** Exercise goal **
Return each line of the listing below, unchanged, and omit the images.

---------- Given material

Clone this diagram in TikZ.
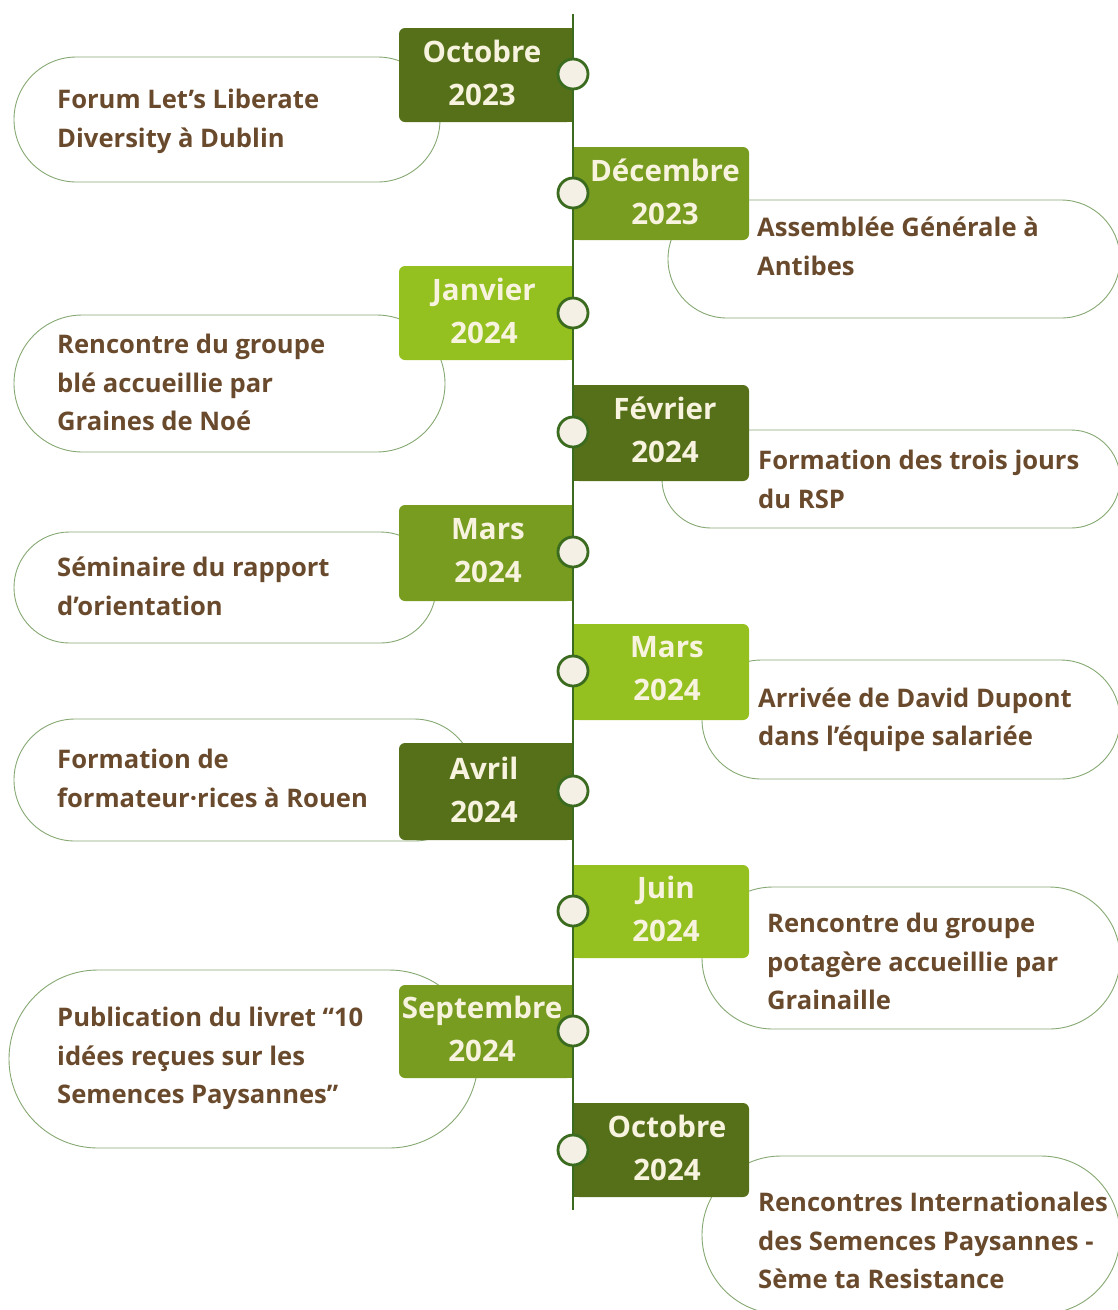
\documentclass[tikz,border=0pt]{standalone}
\usepackage{fontspec}
\setmainfont{Open Sans}
\definecolor{gdark}{HTML}{56701A}
\definecolor{gmed}{HTML}{789C20}
\definecolor{glight}{HTML}{94C11F}
\definecolor{linec}{HTML}{3A6B1E}
\definecolor{dotc}{HTML}{F4F0E6}
\definecolor{datec}{HTML}{F7F3DF}
\definecolor{descc}{HTML}{6A4A2C}
\definecolor{stadc}{HTML}{86A872}
\begin{document}
\begin{tikzpicture}[x=1pt,y=-1pt,
  stad/.style={draw=stadc, line width=0.9pt, fill=white},
  desc/.style={text=descc, font=\bfseries\fontsize{25.6}{38.5}\selectfont, align=left, anchor=west, inner sep=0pt},
  datetxt/.style={text=datec, font=\bfseries\fontsize{29.5}{43}\selectfont, align=center, inner sep=0pt},
  dot/.style={circle, draw=linec, line width=2.8pt, fill=dotc, minimum size=30pt, inner sep=0pt},
  boxr/.style={rounded corners=6pt}]
\path[use as bounding box] (0,0) rectangle (1118,1310);
\clip (0,0) rectangle (1118,1310);
\fill[white] (0,0) rectangle (1118,1310);
% stadiums
\draw[stad] (14,57) [rounded corners=62.4] rectangle (440,182);
\draw[stad] (668,200) [rounded corners=58.9] rectangle (1120,318);
\draw[stad] (14,315) [rounded corners=68.4] rectangle (445,452);
\draw[stad] (662,430) [rounded corners=48.9] rectangle (1120,528);
\draw[stad] (14,532) [rounded corners=55.4] rectangle (436,643);
\draw[stad] (702,660) [rounded corners=59.4] rectangle (1120,779);
\draw[stad] (14,719) [rounded corners=60.9] rectangle (475,841);
\draw[stad] (702,887) [rounded corners=70.9] rectangle (1120,1029);
\draw[stad] (9,970) [rounded corners=88.9] rectangle (478,1148);
\draw[stad] (702,1156) [rounded corners=78.9] rectangle (1120,1314);
% date boxes
\fill[gdark, boxr] (399,28) rectangle (573,122); \fill[gdark] (560,28) rectangle (573,122);
\fill[gmed, boxr] (573,147) rectangle (749,240); \fill[gmed] (573,147) rectangle (586,240);
\fill[glight, boxr] (399,266) rectangle (573,360); \fill[glight] (560,266) rectangle (573,360);
\fill[gdark, boxr] (573,385) rectangle (749,481); \fill[gdark] (573,385) rectangle (586,481);
\fill[gmed, boxr] (399,505) rectangle (573,601); \fill[gmed] (560,505) rectangle (573,601);
\fill[glight, boxr] (573,624) rectangle (749,720); \fill[glight] (573,624) rectangle (586,720);
\fill[gdark, boxr] (399,743) rectangle (573,840); \fill[gdark] (560,743) rectangle (573,840);
\fill[glight, boxr] (573,865) rectangle (749,958); \fill[glight] (573,865) rectangle (586,958);
\fill[gmed, boxr] (399,985) rectangle (573,1078); \fill[gmed] (560,985) rectangle (573,1078);
\fill[gdark, boxr] (573,1103) rectangle (749,1197); \fill[gdark] (573,1103) rectangle (586,1197);
% date texts
\node[datetxt] (d1) at (482,73) {Octobre\\2023};
\node[datetxt] (d2) at (665,192) {Décembre\\2023};
\node[datetxt] (d3) at (484,311) {Janvier\\2024};
\node[datetxt] (d4) at (665,430) {Février\\2024};
\node[datetxt] (d5) at (488,551) {Mars\\2024};
\node[datetxt] (d6) at (667,669) {Mars\\2024};
\node[datetxt] (d7) at (484,790) {Avril\\2024};
\node[datetxt] (d8) at (666,909) {Juin\\2024};
\node[datetxt] (d9) at (482,1029) {Septembre\\2024};
\node[datetxt] (d10) at (667,1148) {Octobre\\2024};
% timeline
\coordinate (top) at (573,14);
\coordinate (bot) at (573,1210);
\draw[linec, line width=2.8pt] (top) -- (bot);
\foreach \y [count=\i] in {74,193,313,432,552,671,791,911,1031,1150}
  \node[dot] (c\i) at (573,\y) {};
% descriptions
\node[desc] (t1) at (57,121.5) {Forum Let’s Liberate\\Diversity à Dublin};
\node[desc] (t2) at (757,246.5) {Assemblée Générale à\\Antibes};
\node[desc] (t3) at (57,382.5) {Rencontre du groupe\\blé accueillie par\\Graines de Noé};
\node[desc] (t4) at (758,479.5) {Formation des trois jours\\du RSP};
\node[desc] (t5) at (57,586.5) {Séminaire du rapport\\d’orientation};
\node[desc] (t6) at (758,720) {Arrivée de David Dupont\\dans l’équipe salariée};
\node[desc] (t7) at (57,778.5) {Formation de\\formateur·rices à Rouen};
\node[desc] (t8) at (767,961.5) {Rencontre du groupe\\potagère accueillie par\\Grainaille};
\node[desc] (t9) at (57,1058.5) {Publication du livret “10\\idées reçues sur les\\Semences Paysannes”};
\node[desc] (t10) at (758,1240.5) {Rencontres Internationales\\des Semences Paysannes -\\Sème ta Resistance};
\end{tikzpicture}
\end{document}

--------------------

** Written solution **
Clone this diagram in TikZ.
\documentclass[tikz,border=0pt]{standalone}
\usepackage{fontspec}
\setmainfont{Open Sans}
\definecolor{gdark}{HTML}{56701A}
\definecolor{gmed}{HTML}{789C20}
\definecolor{glight}{HTML}{94C11F}
\definecolor{linec}{HTML}{3A6B1E}
\definecolor{dotc}{HTML}{F4F0E6}
\definecolor{datec}{HTML}{F7F3DF}
\definecolor{descc}{HTML}{6A4A2C}
\definecolor{stadc}{HTML}{86A872}
\begin{document}
\begin{tikzpicture}[x=1pt,y=-1pt,
  stad/.style={draw=stadc, line width=0.9pt, fill=white},
  desc/.style={text=descc, font=\bfseries\fontsize{25.6}{38.5}\selectfont, align=left, anchor=west, inner sep=0pt},
  datetxt/.style={text=datec, font=\bfseries\fontsize{29.5}{43}\selectfont, align=center, inner sep=0pt},
  dot/.style={circle, draw=linec, line width=2.8pt, fill=dotc, minimum size=30pt, inner sep=0pt},
  boxr/.style={rounded corners=6pt}]
\path[use as bounding box] (0,0) rectangle (1118,1310);
\clip (0,0) rectangle (1118,1310);
\fill[white] (0,0) rectangle (1118,1310);
% stadiums
\draw[stad] (14,57) [rounded corners=62.4] rectangle (440,182);
\draw[stad] (668,200) [rounded corners=58.9] rectangle (1120,318);
\draw[stad] (14,315) [rounded corners=68.4] rectangle (445,452);
\draw[stad] (662,430) [rounded corners=48.9] rectangle (1120,528);
\draw[stad] (14,532) [rounded corners=55.4] rectangle (436,643);
\draw[stad] (702,660) [rounded corners=59.4] rectangle (1120,779);
\draw[stad] (14,719) [rounded corners=60.9] rectangle (475,841);
\draw[stad] (702,887) [rounded corners=70.9] rectangle (1120,1029);
\draw[stad] (9,970) [rounded corners=88.9] rectangle (478,1148);
\draw[stad] (702,1156) [rounded corners=78.9] rectangle (1120,1314);
% date boxes
\fill[gdark, boxr] (399,28) rectangle (573,122); \fill[gdark] (560,28) rectangle (573,122);
\fill[gmed, boxr] (573,147) rectangle (749,240); \fill[gmed] (573,147) rectangle (586,240);
\fill[glight, boxr] (399,266) rectangle (573,360); \fill[glight] (560,266) rectangle (573,360);
\fill[gdark, boxr] (573,385) rectangle (749,481); \fill[gdark] (573,385) rectangle (586,481);
\fill[gmed, boxr] (399,505) rectangle (573,601); \fill[gmed] (560,505) rectangle (573,601);
\fill[glight, boxr] (573,624) rectangle (749,720); \fill[glight] (573,624) rectangle (586,720);
\fill[gdark, boxr] (399,743) rectangle (573,840); \fill[gdark] (560,743) rectangle (573,840);
\fill[glight, boxr] (573,865) rectangle (749,958); \fill[glight] (573,865) rectangle (586,958);
\fill[gmed, boxr] (399,985) rectangle (573,1078); \fill[gmed] (560,985) rectangle (573,1078);
\fill[gdark, boxr] (573,1103) rectangle (749,1197); \fill[gdark] (573,1103) rectangle (586,1197);
% date texts
\node[datetxt] (d1) at (482,73) {Octobre\\2023};
\node[datetxt] (d2) at (665,192) {Décembre\\2023};
\node[datetxt] (d3) at (484,311) {Janvier\\2024};
\node[datetxt] (d4) at (665,430) {Février\\2024};
\node[datetxt] (d5) at (488,551) {Mars\\2024};
\node[datetxt] (d6) at (667,669) {Mars\\2024};
\node[datetxt] (d7) at (484,790) {Avril\\2024};
\node[datetxt] (d8) at (666,909) {Juin\\2024};
\node[datetxt] (d9) at (482,1029) {Septembre\\2024};
\node[datetxt] (d10) at (667,1148) {Octobre\\2024};
% timeline
\coordinate (top) at (573,14);
\coordinate (bot) at (573,1210);
\draw[linec, line width=2.8pt] (top) -- (bot);
\foreach \y [count=\i] in {74,193,313,432,552,671,791,911,1031,1150}
  \node[dot] (c\i) at (573,\y) {};
% descriptions
\node[desc] (t1) at (57,121.5) {Forum Let’s Liberate\\Diversity à Dublin};
\node[desc] (t2) at (757,246.5) {Assemblée Générale à\\Antibes};
\node[desc] (t3) at (57,382.5) {Rencontre du groupe\\blé accueillie par\\Graines de Noé};
\node[desc] (t4) at (758,479.5) {Formation des trois jours\\du RSP};
\node[desc] (t5) at (57,586.5) {Séminaire du rapport\\d’orientation};
\node[desc] (t6) at (758,720) {Arrivée de David Dupont\\dans l’équipe salariée};
\node[desc] (t7) at (57,778.5) {Formation de\\formateur·rices à Rouen};
\node[desc] (t8) at (767,961.5) {Rencontre du groupe\\potagère accueillie par\\Grainaille};
\node[desc] (t9) at (57,1058.5) {Publication du livret “10\\idées reçues sur les\\Semences Paysannes”};
\node[desc] (t10) at (758,1240.5) {Rencontres Internationales\\des Semences Paysannes -\\Sème ta Resistance};
\end{tikzpicture}
\end{document}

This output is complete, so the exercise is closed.